Trump International Golf Club Puerto Rico, home to the PGA Tour's Puerto Rico Open since 2008, has filed for bankruptcy.
The owning company, Coco Beach Golf & Country Club S.E., filed in federal bankruptcy court in San Juan listing assets of $9.2 million and debt of up to $78 million. The largest creditor is the Puerto Rico Tourism Development Fund, listed as due $32.6 million. In 2011, the Puerto Rico Industrial, Tourist, Educational, Medical and Environmental Control Facilities Financing Authority issued $26.4 million of municipal debt to help refinance some debt to build the facility, which opened in 2004. The company has been in default on the debt since 2011.

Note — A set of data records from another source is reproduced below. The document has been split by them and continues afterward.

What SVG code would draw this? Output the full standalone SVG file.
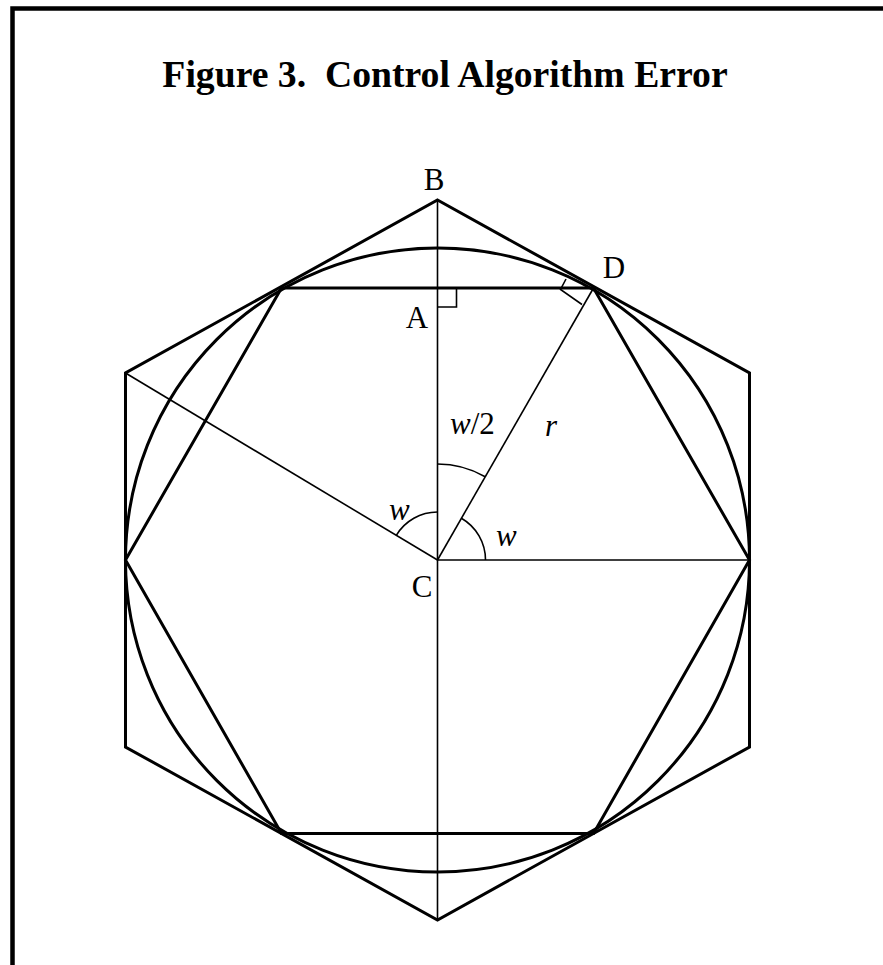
<svg xmlns="http://www.w3.org/2000/svg" width="883" height="965" viewBox="0 0 883 965">
<style>
.thick{fill:none;stroke:#000;stroke-width:3;stroke-linejoin:miter}
.thin{fill:none;stroke:#000;stroke-width:1.6}
.lbl{font-family:"Liberation Serif","Times New Roman",serif;font-size:31px;fill:#000}
.it{font-style:italic}
.title{font-family:"Liberation Serif","Times New Roman",serif;font-size:37.7px;font-weight:bold;fill:#000}
</style>
<rect width="883" height="965" fill="#fff"/>
<g id="frame">
<path d="M12.5 965 V8.5 H883" fill="none" stroke="#000" stroke-width="4.5"/>
</g>
<text id="title" class="title" x="445" y="87" text-anchor="middle" xml:space="preserve">Figure 3.  Control Algorithm Error</text>
<g id="outer-hexagon">
<polygon class="thick" points="437.5,200 749.5,373 749.5,747 437.5,920 125.5,747 125.5,373"/>
</g>
<g id="circle">
<circle class="thick" cx="437.5" cy="560" r="312"/>
</g>
<g id="inner-hexagon">
<polygon class="thick" points="749.5,560 593.5,288 281.5,288 125.5,560 281.5,833.5 593.5,833.5"/>
</g>
<g id="connectors">
<line class="thin" x1="437.5" y1="200" x2="437.5" y2="920"/>
<line class="thin" x1="437.5" y1="560" x2="593.5" y2="288"/>
<line class="thin" x1="437.5" y1="560" x2="749.5" y2="560"/>
<line class="thin" x1="437.5" y1="560" x2="125.5" y2="373"/>
<path class="thin" d="M437.5 464 A96 96 0 0 1 485.2 476.7"/>
<path class="thin" d="M485.5 560 A48 48 0 0 0 461.4 518.3"/>
<path class="thin" d="M437.5 512 A48 48 0 0 0 396.3 535.3"/>
<polyline class="thin" points="456.5,288 456.5,307 437.5,307"/>
<polyline class="thin" points="582,304.5 560.5,289.5 566,279"/>
</g>
<g id="labels">
<text class="lbl" x="434" y="190" text-anchor="middle">B</text>
<text class="lbl" x="417" y="328" text-anchor="middle">A</text>
<text class="lbl" x="614" y="278" text-anchor="middle">D</text>
<text class="lbl" x="422" y="597" text-anchor="middle">C</text>
<text class="lbl" x="450" y="434"><tspan class="it">w</tspan>/2</text>
<text class="lbl it" x="545" y="436">r</text>
<text class="lbl it" x="389" y="520">w</text>
<text class="lbl it" x="496" y="546">w</text>
</g>
</svg>
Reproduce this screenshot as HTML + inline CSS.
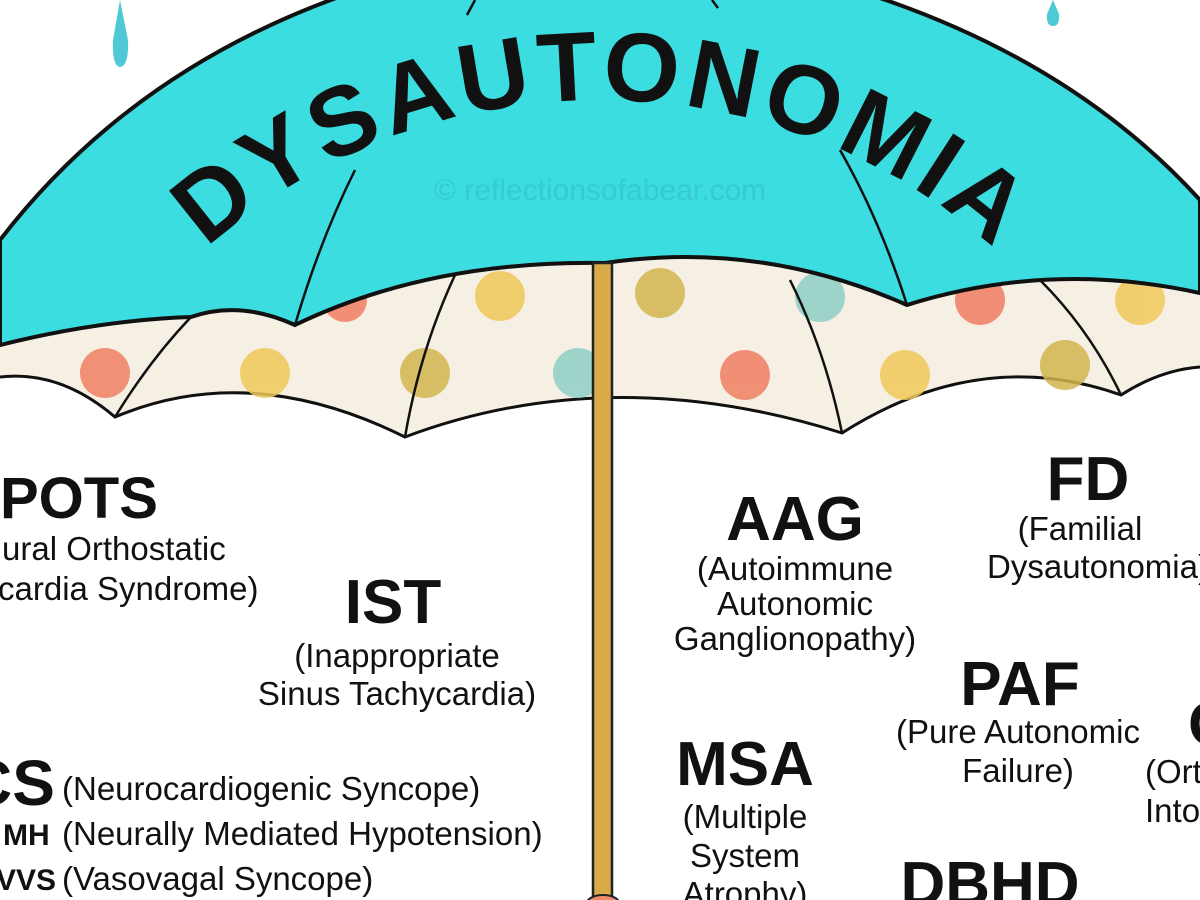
<!DOCTYPE html>
<html><head><meta charset="utf-8"><style>
html,body{margin:0;padding:0;background:#fff;}
svg{display:block}
text{font-family:"Liberation Sans",Arial,sans-serif;fill:#111}
.b{font-weight:bold}
.s{font-size:33px}
</style></head><body>
<svg width="1200" height="900" viewBox="0 0 1200 900" xmlns="http://www.w3.org/2000/svg">
<rect width="1200" height="900" fill="#fff"/>
<path d="M120 0 L113 40 Q112 66 120 67 Q129 66 128 40 Z" fill="#4fc9d3"/>
<path d="M1053 0 L1047 14 Q1046 26 1053 26 Q1060 26 1059 14 Z" fill="#4fc9d3"/>
<!-- polka underside -->
<path d="M0 340 L190 310 L600 255 L1200 270 L1200 367 Q1160 370 1121 395 Q980 345 842 433 Q610 360 405 437 Q250 360 115 417 Q60 370 0 377 Z" fill="#f6f0e4"/>
<path d="M1200 367 Q1160 370 1121 395 Q980 345 842 433 Q610 360 405 437 Q250 360 115 417 Q60 370 0 377" fill="none" stroke="#111" stroke-width="3"/>
<g opacity="0.85">
<circle cx="105" cy="373" r="25" fill="#ef7f62"/>
<circle cx="265" cy="373" r="25" fill="#f0c95a"/>
<circle cx="425" cy="373" r="25" fill="#d2b54d"/>
<circle cx="578" cy="373" r="25" fill="#8fcfc6"/>
<circle cx="500" cy="296" r="25" fill="#f0c95a"/>
<circle cx="345" cy="300" r="22" fill="#ef7f62"/>
<circle cx="660" cy="293" r="25" fill="#d2b54d"/>
<circle cx="820" cy="297" r="25" fill="#8fcfc6"/>
<circle cx="745" cy="375" r="25" fill="#ef7f62"/>
<circle cx="905" cy="375" r="25" fill="#f0c95a"/>
<circle cx="1065" cy="365" r="25" fill="#d2b54d"/>
<circle cx="980" cy="300" r="25" fill="#ef7f62"/>
<circle cx="1140" cy="300" r="25" fill="#f0c95a"/>
</g>
<g stroke="#111" stroke-width="2.5" fill="none">
<path d="M191 317 Q150 360 115 417"/>
<path d="M455 275 Q420 350 405 437"/>
<path d="M790 280 Q825 350 842 433"/>
<path d="M1040 280 Q1090 330 1121 395"/>
</g>
<!-- cyan canopy -->
<path d="M0 345 L0 240 Q200 -20 600 -60 Q1000 -20 1200 200 L1200 293 Q1050 260 907 305 Q760 240 605 263 Q430 260 295 325 Q240 300 191 317 Q100 320 0 345 Z" fill="#3bdde0" stroke="#111" stroke-width="4"/>
<g stroke="#111" stroke-width="2.5" fill="none">
<path d="M355 170 Q320 240 295 325"/>
<path d="M840 150 Q880 220 907 305"/>
<path d="M475 0 L467 15"/>
<path d="M712 0 L718 8"/>
</g>
<text x="600" y="200" text-anchor="middle" style="font-size:30px;fill:#35cbd0">© reflectionsofabear.com</text>
<path id="arc" d="M40 615 A560 515 0 0 1 1160 615" fill="none"/>
<text class="b" style="font-size:98px"><textPath href="#arc" startOffset="50%" text-anchor="middle" textLength="860" lengthAdjust="spacing">DYSAUTONOMIA</textPath></text>
<!-- pole -->
<rect x="593" y="263" width="19" height="640" fill="#d8ab48" stroke="#222" stroke-width="2.5"/>
<ellipse cx="603" cy="903" rx="16" ry="8" fill="#ef8a6a" stroke="#222" stroke-width="2"/>
<!-- left labels -->
<text class="b" x="0" y="518" style="font-size:58px">POTS</text>
<text class="s" x="2" y="560">ural Orthostatic</text>
<text class="s" x="-2" y="600">cardia Syndrome)</text>
<text class="b" x="393" y="623" text-anchor="middle" style="font-size:62px">IST</text>
<text class="s" x="397" y="667" text-anchor="middle">(Inappropriate</text>
<text class="s" x="397" y="705" text-anchor="middle">Sinus Tachycardia)</text>
<text class="b" x="-34" y="805" style="font-size:64px">CS</text>
<text class="s" x="62" y="800">(Neurocardiogenic Syncope)</text>
<text class="b" x="3" y="845" style="font-size:30px">MH</text>
<text class="s" x="62" y="845">(Neurally Mediated Hypotension)</text>
<text class="b" x="-4" y="890" style="font-size:30px">VVS</text>
<text class="s" x="62" y="890">(Vasovagal Syncope)</text>
<!-- right labels -->
<text class="b" x="795" y="540" text-anchor="middle" style="font-size:62px">AAG</text>
<text class="s" x="795" y="580" text-anchor="middle">(Autoimmune</text>
<text class="s" x="795" y="615" text-anchor="middle">Autonomic</text>
<text class="s" x="795" y="650" text-anchor="middle">Ganglionopathy)</text>
<text class="b" x="1088" y="500" text-anchor="middle" style="font-size:62px">FD</text>
<text class="s" x="1080" y="540" text-anchor="middle">(Familial</text>
<text class="s" x="1098" y="578" text-anchor="middle">Dysautonomia)</text>
<text class="b" x="1020" y="705" text-anchor="middle" style="font-size:62px">PAF</text>
<text class="s" x="1018" y="743" text-anchor="middle">(Pure Autonomic</text>
<text class="s" x="1018" y="782" text-anchor="middle">Failure)</text>
<text class="b" x="745" y="785" text-anchor="middle" style="font-size:62px">MSA</text>
<text class="s" x="745" y="828" text-anchor="middle">(Multiple</text>
<text class="s" x="745" y="867" text-anchor="middle">System</text>
<text class="s" x="745" y="905" text-anchor="middle">Atrophy)</text>
<text class="b" x="990" y="905" text-anchor="middle" style="font-size:62px">DBHD</text>
<text class="b" x="1188" y="745" style="font-size:62px">O</text>
<text class="s" x="1145" y="783">(Ort</text>
<text class="s" x="1145" y="822">Into</text>
</svg>
</body></html>
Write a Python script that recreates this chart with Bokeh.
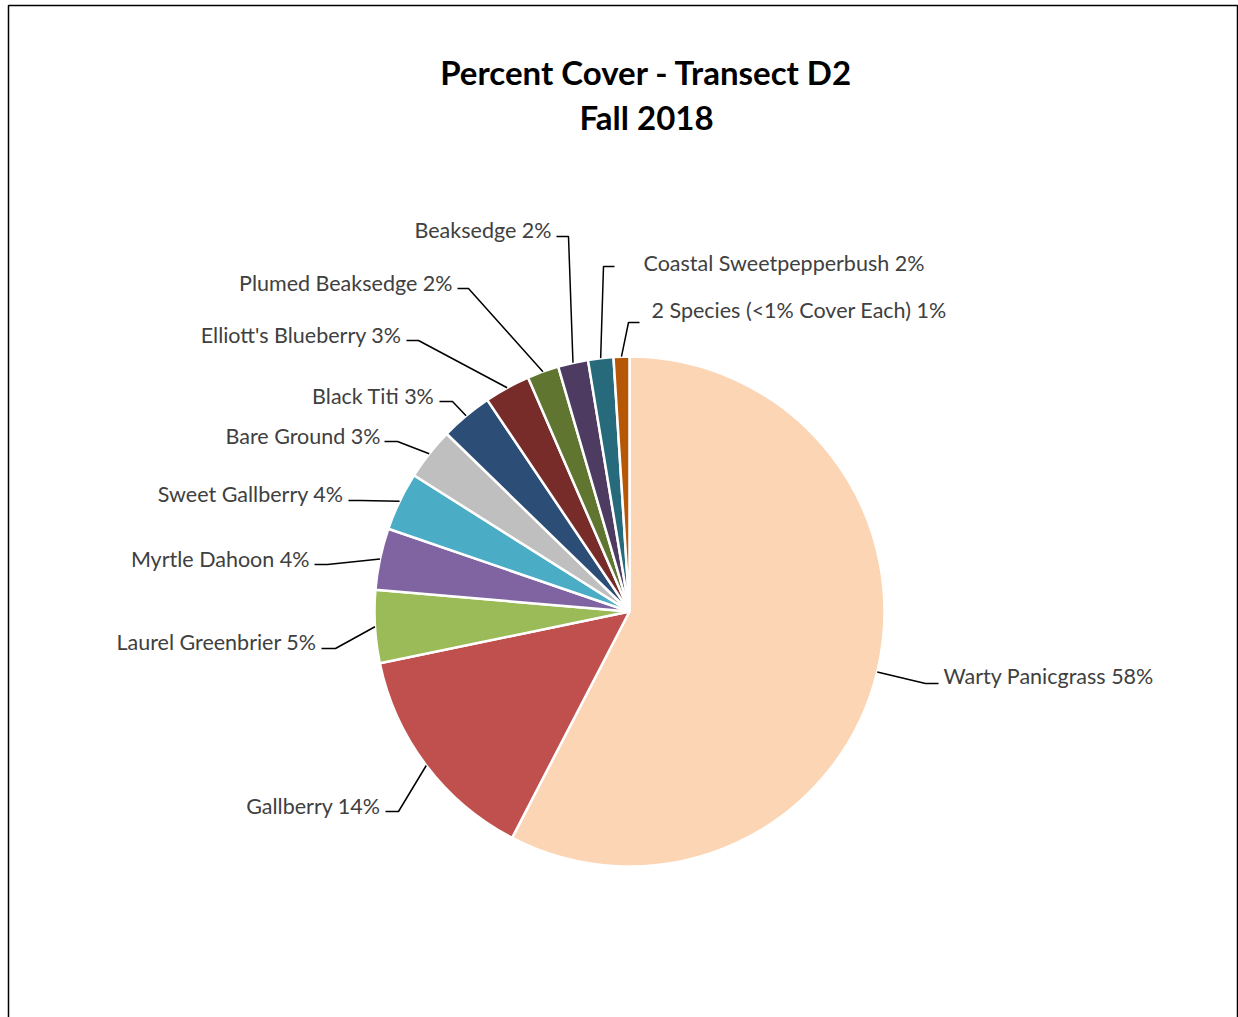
import math
from bokeh.plotting import figure
from bokeh.models import Range1d, ColumnDataSource
from bokeh.embed import file_html
from bokeh.resources import INLINE
from bokeh.core.properties import value

# ---------------- data ----------------
categories = ["Warty Panicgrass", "Gallberry", "Laurel Greenbrier", "Myrtle Dahoon",
              "Sweet Gallberry", "Bare Ground", "Black Titi", "Elliott's Blueberry",
              "Plumed Beaksedge", "Beaksedge", "Coastal Sweetpepperbush",
              "2 Species (<1% Cover Each)"]
cover = [57.5, 14.1, 4.6, 3.9, 3.7, 3.3, 3.3, 2.9, 2.0, 1.9, 1.6, 1.0]
colors = ["#FCD5B5", "#C0504D", "#9BBB59", "#8064A2", "#4BACC6", "#BFBFBF",
          "#2C4D75", "#772C2A", "#5F7530", "#4D3B62", "#276A7C", "#B65708"]
title_lines = ["Percent Cover - Transect D2", "Fall 2018"]

# ---------------- layout (pixel units, y measured from top) ----------------
W, H = 1238, 1017
CX, CY, R = 629, 611, 255
# per label: leader end x, leader end/elbow y, elbow x, text x, text y, text align
label_layout = [
    (938, 683, 925, 943, 675, "left"),
    (385, 811, 398, 380, 805, "right"),
    (321, 648, 335, 316, 641, "right"),
    (314, 564, 327, 309, 558, "right"),
    (348, 500, 360, 343, 493, "right"),
    (384, 441, 397, 380, 435, "right"),
    (439, 401, 452, 434, 395, "right"),
    (406, 340, 418, 401, 334, "right"),
    (457, 288, 468, 452, 282, "right"),
    (556, 236, 568, 551, 229, "right"),
    (614, 266, 603, 643, 262, "left"),
    (639, 322, 628, 651, 309, "left"),
]


def Y(v):
    return H - v


p = figure(width=W, height=H, x_range=Range1d(0, W), y_range=Range1d(0, H),
           x_axis_type=None, y_axis_type=None, output_backend="svg",
           toolbar_location=None, min_border=0, outline_line_color=None)
p.grid.visible = False
p.background_fill_color = "white"
p.border_fill_color = "white"

# chart frame
p.quad(left=[8], right=[1237], top=[Y(5)], bottom=[Y(1030)],
       fill_color=None, line_color="black", line_width=1.5)

total = sum(cover)
fracs = [c / total for c in cover]
starts, ends, mids = [], [], []
acc = 0.0
for f in fracs:
    a0 = math.pi / 2 - 2 * math.pi * (acc + f)
    a1 = math.pi / 2 - 2 * math.pi * acc
    starts.append(a0)
    ends.append(a1)
    mids.append((a0 + a1) / 2)
    acc += f

src = ColumnDataSource(dict(x=[CX] * len(cover), y=[Y(CY)] * len(cover),
                            start=starts, end=ends, color=colors))
p.wedge(x="x", y="y", radius=R, start_angle="start", end_angle="end",
        fill_color="color", line_color="white", line_width=2.5, source=src)

# leader lines and labels
xs, ys = [], []
tx, ty, tt, ta = [], [], [], []
for i, (ex, ey, bx, lx, ly, al) in enumerate(label_layout):
    px = CX + R * math.cos(mids[i])
    py = Y(CY) + R * math.sin(mids[i])
    xs.append([px, bx, ex])
    ys.append([py, Y(ey), Y(ey)])
    tx.append(lx)
    ty.append(Y(ly))
    tt.append(f"{categories[i]} {round(fracs[i] * 100)}%")
    ta.append(al)

p.multi_line(xs=xs, ys=ys, line_color="black", line_width=1.5)
lab = ColumnDataSource(dict(x=tx, y=ty, t=tt, a=ta))
p.text(x="x", y="y", text="t", text_align="a", text_baseline="middle",
       text_font=value("Lato"), text_font_size="21.5px", text_color="#404040",
       source=lab)

# title
p.text(x=[646, 646], y=[Y(71), Y(116)], text=title_lines, text_align="center",
       text_baseline="middle", text_font=value("Lato"), text_font_style="bold",
       text_font_size="33px", text_color="black")

open("out.html", "w").write(file_html(p, INLINE))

Though Donald Trump's name is on the course, he has no ownership stake in the property. Rather, his company, the Trump Organization, licensed the use of Trump's name to the owners and manage the course as part of its 17-facility portfolio blending owned and managed properties.
“We have zero financial investment in this course,” said Eric Trump to Bloomberg. “This has absolutely nothing to do with Trump. This is a separate owner. We purely manage the golf course.”
Trump said Coco Beach Golf & Country Club S.E. is also in default with the Trump Organization.
Originally opened as Coco Beach Golf, the property has a pair of 18-hole courses, including a Tom Kite-designed course that is a PGA Tour stop played each March opposite the WGC-Cadillac Championship, played in the Miami area at the Trump-owned Doral resort.